When John Hendrickson and I were talking about his memoir, Life on Delay: Making Peace With A Stutter, I asked him about the advice to “find your voice” when your voice so often betrays you.*
He said this beautiful thing that I keep thinking about:
“We all have three voices: the one we think with, the one we speak with, and the one we write with. When you stutter, two of those are always at war.”

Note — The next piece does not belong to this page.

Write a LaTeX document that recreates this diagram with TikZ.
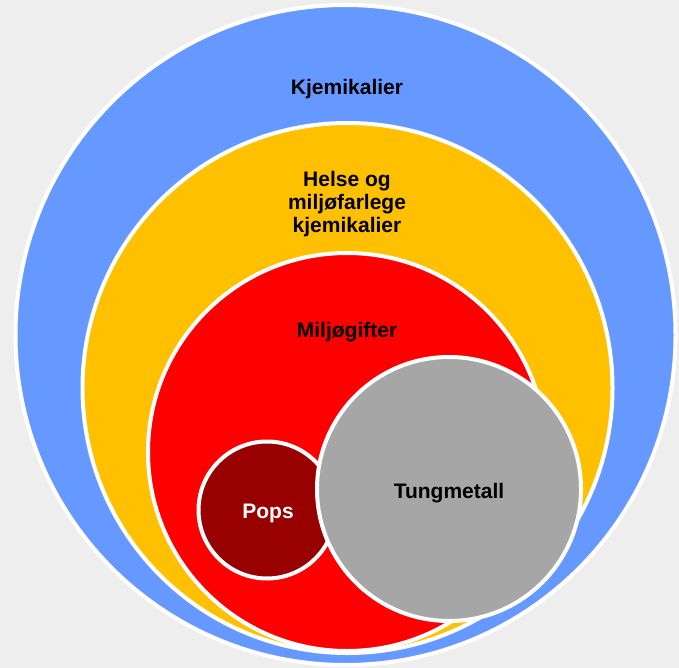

“We all have three voices: the one we think with, the one we speak with, and the one we write with. When you stutter, two of those are always at war.” — @JohnGHendy in conversation w/ @austinkleon at @BookPeople
Grab your copy of his incredible memoir ?? https://t.co/DndbfCHlSB pic.twitter.com/vljq2hSNh7
— Sarah Glen (@saraheglen) January 26, 2023
The more I think about it, the more I feel like these voices, if not warring, are always in a weird dance with each other.
Even if you’re fluent, your voice is constantly saying things that your thinking voice disagrees with and needs to correct.
If you’re someone like me, you hear yourself say things with your speaking voice that you haven’t heard your thinking voice say. (Tristan Tzara, obviously not an introvert or a person who stutters, said, “Thought is formed in the mouth.”)
If you’re a writer, your writing voice consistently says things your thinking voice hasn’t said yet, and there’s often a tension between your speaking voice and your writing voice. A writer friend, soon after meeting me in person, said she liked my blackout poems, but she didn’t think they were in the same voice I speak with.
These tensions can be painful, but they also contain energy and possibility. Joe Brainard, another writer who stuttered, said, “Writing, for me, is a way of ‘talking’ the way I wish I could talk.”
* I realize now I was stealing the subtitle of Jake Wolff’s “A Stutterer’s Guide To Writing Fiction.”